The office next door looked to be a semi-abandoned room with a bunch of metal folding chairs set out, and about 20 guys - all guys - standing and looking to be saying the pledge of allegiance to a big flag tacked onto the bare wall. I locked my bike to a newspaper rack and stepped just inside the door until they were done. I was nervous. As they started to sit down, one saw me there and stopped short, just saying “Hey!” and pointing at me. They all turned to look at me too. It was silent for a moment and I was suddenly even more nervous.
“Umm, hi,” I said, tentatively. “Is this the John Birch Society?”
“Who are YOU?” one of them barked.
“I'm, uh, Steve, from Corona del Mar High School. I have an assignment to -”
“How did you find us?” interrupted another.
“I, uh, looked you up in the phone book, and - “
“Who sent you?”
“My social studies teacher did, he wants us to –”
“Where do you live?”
It went on like this for quite a while. In their defense, I did have long hair. But I was 16 years old. My dad was a GOP stalwart, arms industry kingpin, pal of Ronald Reagan and John Wayne and head of the local Navy veterans' league. I thought of telling them all this but couldn't really get much out as they kept interrupting me. On and on it went. What were my political beliefs? I didn't really have any yet. Why did I choose to visit them? I couldn't really say, it just seemed interesting. What did I think of Nixon? I didn't think of him, other than that he had bought a place down the coast over a prime surf spot and his goons were trying to keep us out. What about the war in Vietnam? I'd seen it on TV, blood and all, and thought it was scary, probably pointless, but again just said I didn't know. What party were my parents? Republican, of course, although my mom, a sweet humanistic nurse, might have been a closet Democrat for all I knew. And on and on....
Eventually I'd had enough. A couple of them had walked over nearer me, standing and staring. Intentionally or not, it was kind of intimidating. I'd never sat down, still standing by the door, and decided to chicken out and split. So I did, just saying, “Ok, thanks, good night,” backing out the door. It was just getting dark out and the lights were on in Licorice Pizza so I walked in. The beautiful dark-haired clerk was there, and she always made me nervous too but in a different way from the guys next door. “Hi,” she welcomed. Traffic, my favorite band, was playing loudly on the stereo, and it smelled like incense, and maybe pot. I relaxed.
“Hey,” I replied. “So, wow, I was just next door, do you ever see those guys who have meetings there?”
“Ha hah, yep, but why in the heck were you THERE?”
“It was a class assignment, but they were kinda spooked by me, or something....”
She laughed. “Oh yeah, you're really a scary guy. But listen, one time they came in here, with some sort of radar-type thing, demanding to scan the whole place to see if there were secret microphones or cameras or something like that in here, spying on them! I let them do it, but I also put on Black Sabbath really loud while they were here.”

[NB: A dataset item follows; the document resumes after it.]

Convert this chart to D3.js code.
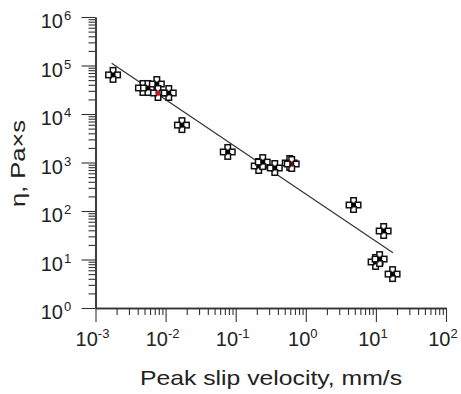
<!DOCTYPE html>
<html>
<head>
<meta charset="utf-8">
<script src="https://cdn.jsdelivr.net/npm/d3@7"></script>
<style>
  body { margin: 0; background: #fff; }
  text { font-family: "Liberation Sans", Arial, sans-serif; fill: #222; }
</style>
</head>
<body>
<div id="chart"></div>
<script>
// Data
let velocity = [0.00178, 0.00475, 0.0056, 0.0075, 0.0078, 0.0111, 0.0171, 0.077, 0.213, 0.243, 0.361, 0.59, 0.63, 4.8, 12.9, 9.9, 11.3, 17.3];
let viscosity = [64000, 34400, 34400, 41500, 27100, 27100, 5900, 1650, 847, 1020, 770, 977, 931, 133, 38.7, 8.9, 10.2, 5.0];
let centerColor = ['#000', '#000', '#000', '#000', '#e01010', '#000', '#000', '#000', '#000', '#000', '#000', '#000', '#5a0a0a', '#000', '#000', '#000', '#000', '#000'];
// fitted line end points
let fitV = [0.0017, 17.5];
let fitEta = [111000, 13.8];

let xExp = [-3, -2, -1, 0, 1, 2];
let yExp = [0, 1, 2, 3, 4, 5, 6];

const W = 461, H = 394;
const margin = {top: 17, right: 15, bottom: 86, left: 96};

let svg = d3.select('#chart').append('svg')
  .attr('width', W)
  .attr('height', H);

let x = d3.scaleLog().domain([1e-3, 1e2]).range([margin.left - 0.5, W - margin.right]);
let y = d3.scaleLog().domain([1, 1e6]).range([H - margin.bottom, margin.top]);

let minors = (exps) => {
  let out = [];
  for (let e = exps[0]; e < exps[exps.length - 1]; e++) {
    for (let k = 2; k < 10; k++) out.push(k * Math.pow(10, e));
  }
  return out;
};

let major = (exps) => exps.map(e => Math.pow(10, e));

let styleAxis = (g) => {
  g.select('.domain').attr('stroke', '#333').attr('stroke-width', 1.5);
  g.selectAll('.tick line').attr('stroke', '#333').attr('stroke-width', 1.1);
  g.selectAll('.tick text').remove();
};

// x axis
let gx = svg.append('g').attr('transform', `translate(0, ${y(1)})`);
gx.append('g').call(d3.axisBottom(x).tickValues(minors(xExp)).tickSize(7).tickSizeOuter(0)).call(styleAxis);
gx.append('g').call(d3.axisBottom(x).tickValues(major(xExp)).tickSize(14).tickSizeOuter(0)).call(styleAxis);

// y axis
let gy = svg.append('g').attr('transform', `translate(${x(1e-3)}, 0)`);
gy.append('g').call(d3.axisLeft(y).tickValues(minors(yExp)).tickSize(7).tickSizeOuter(0)).call(styleAxis);
gy.append('g').call(d3.axisLeft(y).tickValues(major(yExp)).tickSize(14).tickSizeOuter(0)).call(styleAxis);

// tick labels as 10 with superscripts
xExp.forEach(e => {
  let t = svg.append('text')
    .attr('x', x(Math.pow(10, e)) - 3)
    .attr('y', 346)
    .attr('text-anchor', 'middle')
    .style('font-size', '20px');
  t.append('tspan').text('10');
  t.append('tspan').attr('dy', -8).style('font-size', '13px').text(e < 0 ? '-' + (-e) : e);
});

yExp.forEach(e => {
  svg.append('text')
    .attr('x', 63)
    .attr('y', y(Math.pow(10, e)) + 11)
    .attr('text-anchor', 'end')
    .style('font-size', '20px')
    .text('10');
  svg.append('text')
    .attr('x', 64)
    .attr('y', y(Math.pow(10, e)) + 3)
    .style('font-size', '13px')
    .text(e);
});

// axis titles (the reference type is a bit wide, so stretch it)
svg.append('text')
  .attr('x', 140)
  .attr('y', 385)
  .attr('textLength', 262)
  .attr('lengthAdjust', 'spacingAndGlyphs')
  .style('font-size', '21px')
  .text('Peak slip velocity, mm/s');

svg.append('text')
  .attr('transform', 'translate(25, 207) rotate(-90)')
  .attr('textLength', 87)
  .attr('lengthAdjust', 'spacingAndGlyphs')
  .style('font-size', '21px')
  .text('η, Pa×s');

// fit line
svg.append('line')
  .attr('x1', x(fitV[0])).attr('y1', y(fitEta[0]))
  .attr('x2', x(fitV[1])).attr('y2', y(fitEta[1]))
  .attr('stroke', '#333')
  .attr('stroke-width', 1.2);

// markers: four little hollow squares around a filled centre
let data = velocity.map((v, i) => ({v: v, eta: viscosity[i], c: centerColor[i]}));
let offs = [[0, -4.5], [4.5, 0], [0, 4.5], [-4.5, 0]];

let pts = svg.selectAll('g.pt')
  .data(data)
  .enter()
  .append('g')
    .attr('class', 'pt')
    .attr('transform', d => `translate(${x(d.v)}, ${y(d.eta)})`);

offs.forEach(o => {
  pts.append('rect')
    .attr('x', o[0] - 2.75).attr('y', o[1] - 2.75)
    .attr('width', 5.5).attr('height', 5.5)
    .attr('fill', '#fff')
    .attr('stroke', '#111')
    .attr('stroke-width', 1.5);
});
pts.append('rect')
  .attr('x', -2).attr('y', -2)
  .attr('width', 4).attr('height', 4)
  .attr('fill', d => d.c);
</script>
</body>
</html>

I thought I might be in love.
So, all these decades later, now we have Trump yelling, in person and on line, about “COMMUNISTS”', “SOCIALISTS!”, “LAW AND ORDER” and even “MONSTERS!”, that last one meaning of course a nonwhite woman who scares him. “Law and Order” was of course a Nixon/Agnew campaign slogan, and I even had a button reading that, with their photos. As somebody noted, the Democrats now may be the Republicans of the 1960s, but the Republicans have become the John Birch Society, dragged by Trump and their own cowardice and dwindling numbers into standard despotic fearmongering, anti-science know-nothingism, barely-if-even-that-concealed racism, and at the top, rank corruption for profit. Same old same old, as always, often cloaked in a veneer of some bastardization of Christianity. As of the last midterm elections, there are no more elected GOP politicos in office there. Cornered rats are the most dangerous kind. It's gonna get really nasty in our fair nation. But like Camus' narrator at the end of his classic and now all-too-relevant novel “The Plague,” I hold on to the conviction that “there are more things to admire in men than to despise.”
And that women might eventually take over anyway.
In any event, I did write up the paper for school, telling only the story of my reception among the Birchers, with a bit of the organization's history. The teacher gave me an “A” and made me read it in front of the rest of the class. Some laughed but some said I was being “unfair,” or something like that. I titled the paper “Paranoia Strikes Deep.” I thought of taking it up to the record store to read it to the raven-haired clerk, but chickened out on that
And when I told my dad that I had tried to attend a John Birch Society meeting for a class, he laughed out loud and asked “What was the class? Abnormal psychology?”